= Jude Davies =

British academic

Jude Davies (born 19 February 1965) is a British scholar of American studies who is Professor of American Literature and Culture in the Department of English, Creative Writing and American Studies at the University of Winchester. His research concerns American literature (especially the work of Theodore Dreiser), post-1990 American cinema, editing, and Americanisation.

Davies was educated at University College London and the University of York. His published work includes 1997's Gender, Ethnicity, and Sexuality in Contemporary American Film, co-authored with Carol R. Smith; 2001's Diana, A Cultural History: Gender, Race, Nation and the People's Princess; 2004's Issues in Americanisation and Culture, which he co-edited with Neil Campbell and George McKay; a 2011 collection of Dreiser's political writing; and Falling Down, a 2013 book about the film of the same name.

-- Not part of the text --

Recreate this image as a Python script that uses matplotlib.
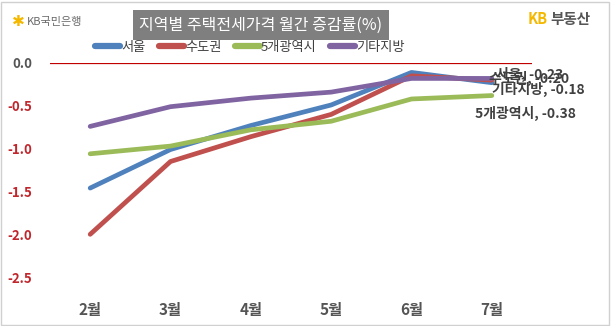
import numpy as np
import matplotlib.pyplot as plt

plt.rcParams['font.family'] = ['Noto Sans CJK KR', 'DejaVu Sans']

months = ['2월', '3월', '4월', '5월', '6월', '7월']
seoul = [-1.46, -1.01, -0.73, -0.49, -0.11, -0.23]
capital = [-2.00, -1.15, -0.86, -0.60, -0.15, -0.20]
metro5 = [-1.06, -0.97, -0.78, -0.68, -0.42, -0.38]
others = [-0.74, -0.51, -0.41, -0.34, -0.18, -0.18]
series_names = ['서울', '수도권', '5개광역시', '기타지방']
yticks = [0.0, -0.5, -1.0, -1.5, -2.0, -2.5]

colors = ['#4F81BD', '#C0504D', '#9BBB59', '#8064A2']
series = [seoul, capital, metro5, others]

fig = plt.figure(figsize=(6.11, 3.26), dpi=100)
ax = fig.add_axes([50 / 611, 1 - 296 / 326, 482 / 611, 233 / 326])

x = np.arange(len(months))
for name, vals, c in zip(series_names, series, colors):
    ax.plot(x, vals, color=c, lw=3.4, label=name, solid_capstyle='round', zorder=3)

ax.axhline(0, color='#C00000', lw=0.9, zorder=2)

ax.set_xlim(-0.5, 5.5)
ax.set_ylim(-2.72, 0.0)
ax.set_yticks(yticks)
ax.set_yticklabels([f'{v:.1f}' for v in yticks], fontsize=9.5, fontweight='bold')
for lbl, v in zip(ax.get_yticklabels(), yticks):
    lbl.set_color('#555555' if v == 0 else '#C0272D')
ax.set_xticks(x)
ax.set_xticklabels(months, fontsize=11, fontweight='bold', color='#555555')
ax.tick_params(length=0, axis='y', pad=13)
ax.tick_params(length=0, axis='x', pad=4)
for s in ax.spines.values():
    s.set_visible(False)

# end-point labels (they overlap in the original too)
offsets = {'서울': (3, 6), '수도권': (-2, 1), '5개광역시': (-12, -13), '기타지방': (0, -8)}
for name, vals in zip(series_names, series):
    dx, dy = offsets[name]
    ax.annotate(f'{name}, {vals[-1]:.2f}', (x[-1], vals[-1]), xytext=(dx, dy),
                textcoords='offset points', fontsize=10, color='#404040',
                fontweight='bold', va='center', ha='left', annotation_clip=False)

leg = fig.legend(loc='center', bbox_to_anchor=(250 / 611, 1 - 47 / 326), ncol=4,
                 frameon=False, fontsize=9.5, handlelength=1.9, handletextpad=0.1,
                 columnspacing=1.0)
for t in leg.get_texts():
    t.set_color('#404040')
for h in leg.legend_handles:
    h.set_linewidth(4.5)

# title box
fig.text(261 / 611, 1 - 25 / 326, '지역별 주택전세가격 월간 증감률(%)', ha='center', va='center',
         fontsize=11.5, color='white',
         bbox=dict(boxstyle='square,pad=0.4', fc='#7F7F7F', ec='none'))

# logos
fig.text(12 / 611, 1 - 22 / 326, '✱', color='#F5B800', fontsize=11, va='center', ha='left')
fig.text(27 / 611, 1 - 22 / 326, 'KB국민은행', color='#6b6b6b', fontsize=8, va='center', ha='left')
fig.text(548 / 611, 1 - 19 / 326, 'KB', color='#F5B800', fontsize=10.5, fontweight='bold',
         va='center', ha='right')
fig.text(550 / 611, 1 - 19 / 326, '부동산', color='#555555', fontsize=10.5, fontweight='bold',
         va='center', ha='left')

# outer frame
fig.patches.append(plt.Rectangle((0.002, 0.003), 0.995, 0.992, transform=fig.transFigure,
                                 fill=False, ec='#D0D0D0', lw=1))

fig.savefig('out.png', dpi=100)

His 2007 paper "Stupid White Men: Toward a Trans-Atlantic Politics of Stupidity", published in the journal REAL: Yearbook of Research in English and American Literature, won the Arthur Miller Institute Prize for best journal article. Davies was quoted in Times Higher Education as saying "The idea behind 'Stupid white men' sprung from my desire to understand how anti-intellectualism works as a political virtue in the US, through examples such as the personae of George W. Bush and the ways that figures such as Al Gore, John Kerry and Hillary Clinton are at times represented negatively when showing levels of intelligence."